Les acteurs sont excellents au point même de donner des lecons de comédies à la plupart des acteurs Hong-Kongais "not qualified" comme le disait texto Lau Ching-Wan dans l'interview d'un certain redacteur... Eason Chan Yik-Shun, pourtant chanteur de formation (quoique que des types comme Leslie Cheung Kwok-Wing ont prouvé que cela ne voulait rien dire), déja très convaincant dans des comédies un peu ambigues comme Enter The Phoenix, montre un réel talent et participe ici très largement à l'effet "crescendo" insoutenable de la situation. Niki Chow Lai-Kei n'est pas en reste face à son compagnon tandis que les acteurs mandarins sont égalements très bons jusqu'à Raymond Wong Ho-Yin, dans son rôle pas très utile mais qu'il éxecute très proprement.

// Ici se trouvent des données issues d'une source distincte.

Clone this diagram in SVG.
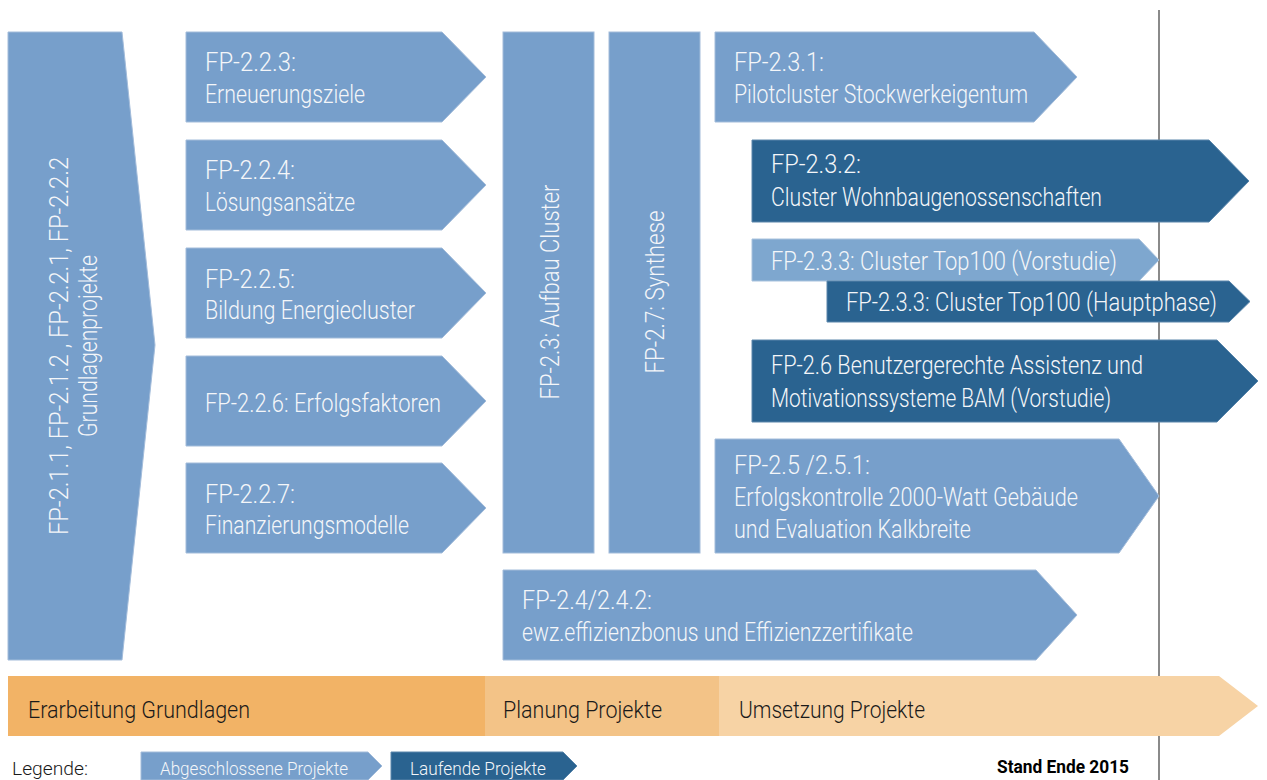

La réalisation de Soi Cheng Po-Shui n'est pas révolutionnaire mais apporte quelques effets sympathiques et se laisse porter par une musique pop objectivement pas si géniale mais tellement belle et efficace dans les scènes clés.
En Bref, grâce à un excellent scénario bien plus écrit que la grande moyenne actuelle, grâce à des personnages à fleur de peau interprétés par des acteurs brillants, grâce à une musique magnifique et un traitement général bien connu et terriblement efficace de réalisme même si paradoxalement mais volontairement un peu "too much" par moments, on ressent beaucoup de choses pendant ce film, ce qui est déja gage de qualité. Par conséquent, pour qui ne craint pas le "mélo", pour qui apprécie le polar Hong-Kongais avec toute l'invraisemblance et l'extravagence qui vient avec, Love Battlefield est donc un grand film à voir absolument.